Personally, I thought the crux of the issue was that corporations are allowed to express "religious affiliations" and impose them on their employees. I saw it more as the broadening of corporations' rights, and the very phrase "corporations' rights" feels wrong to me. I do not believe a corporation should have the same rights as a person. To me in a way that then allows a corporation to become a personhood monopoly especially when they are then allowed to impose their views on their employees. "We have the rights of a person but we employ thousands of people and we can now refuse to grant certain services to those people." Despite what the rights of those individual people are supposed to be. It's like, due to employment by a corporation, the corporation's rights can then supercede the rights of their employees.
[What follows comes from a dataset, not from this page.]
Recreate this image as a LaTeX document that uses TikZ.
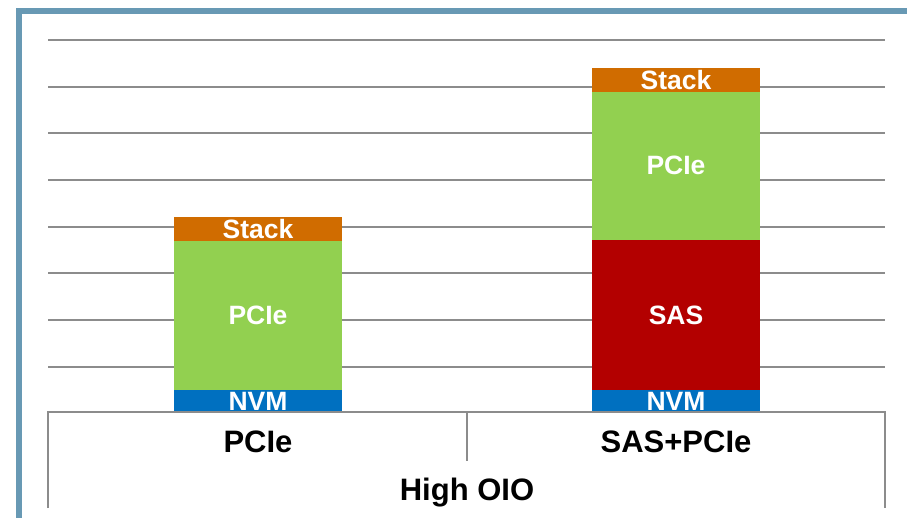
\documentclass[tikz,border=0pt]{standalone}
\usepackage{fontspec}
\setmainfont{Liberation Sans}
\usepackage{tikz}

\definecolor{framec}{RGB}{104,153,180}
\definecolor{gridc}{RGB}{140,140,140}
\definecolor{stackc}{RGB}{208,108,0}
\definecolor{pciec}{RGB}{146,208,80}
\definecolor{sasc}{RGB}{179,0,0}
\definecolor{nvmc}{RGB}{0,112,192}

\begin{document}
\begin{tikzpicture}[x=1pt,y=-1pt,
    gridline/.style={gridc, line width=1.5},
    seglabel/.style={text=white, inner sep=0, text height=19pt, text depth=0pt,
      font=\fontsize{26.5}{30}\selectfont\bfseries},
    catlabel/.style={text=black, inner sep=0, text height=22.2pt, text depth=0pt,
      font=\fontsize{31}{36}\selectfont\bfseries}]
  \useasboundingbox (0,0) rectangle (907,518);

  % frame
  \draw[framec, line width=6] (19,518) -- (19,11) -- (907,11);

  % grid
  \foreach \y in {40,87,133,180,227,273,320,367}
    \draw[gridline] (48,\y) -- (885,\y);

  % PCIe bar
  \fill[nvmc] (174,390) rectangle (342,412);
  \fill[pciec] (174,241) rectangle (342,390);
  \fill[stackc] (174,217) rectangle (342,241);
  \node[seglabel] (lnvm) at (258,401) {NVM};
  \node[seglabel] (lpcie) at (258,315.5) {PCIe};
  \node[seglabel] (lstack) at (258,229) {Stack};

  % SAS+PCIe bar
  \fill[nvmc] (592,390) rectangle (760,412);
  \fill[sasc] (592,240) rectangle (760,390);
  \fill[pciec] (592,92) rectangle (760,240);
  \fill[stackc] (592,68) rectangle (760,92);
  \node[seglabel] (rnvm) at (676,401) {NVM};
  \node[seglabel] (rsas) at (676,315.5) {SAS};
  \node[seglabel] (rpcie) at (676,165.5) {PCIe};
  \node[seglabel] (rstack) at (676,80) {Stack};

  % category axis
  \draw[gridline] (48,508) -- (48,412) -- (885,412) -- (885,508);
  \draw[gridline] (467,412) -- (467,461);
  \node[catlabel] (catl) at (258,441) {PCIe};
  \node[catlabel] (catr) at (676,441) {SAS+PCIe};
  \node[catlabel] (grp) at (467,489) {High OIO};
\end{tikzpicture}
\end{document}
b_b  ·  3551 days ago  ·  link  ·  

I don't disagree with you. This just shows that there are many layers of shit to wade through with this ruling. It's incredible.

_refugee_  ·  3551 days ago  ·  link  ·  

To be truthful I think my comment essentially takes a line out of yours and expounds on why that's problematic in my mind. It's this part I find interesting and would like to hear more about your opinions on if you want - I feel like I don't have the knowledge or context to provide commentary on this issue:

    This decision is less about women's rights than it is about the further degradation of the separation of church and state. Scalia and Thomas especially seem hell bent on merging a specific version of Christianity into the fabric of the Constitution, and all in the name of 'originalism'.
b_b  ·  3551 days ago  ·  link  ·  

I can't articulate nearly as well as this, so why try?

Edit: I should really temper some of my language. Although 'originalism' is the rallying cry of the extreme Right, this isn't a constitutional case. It's actually a statutory case, which interpreted the Religious Freedom Restoration Act to get the result. An act of Congress could, therefore, overrule this decision.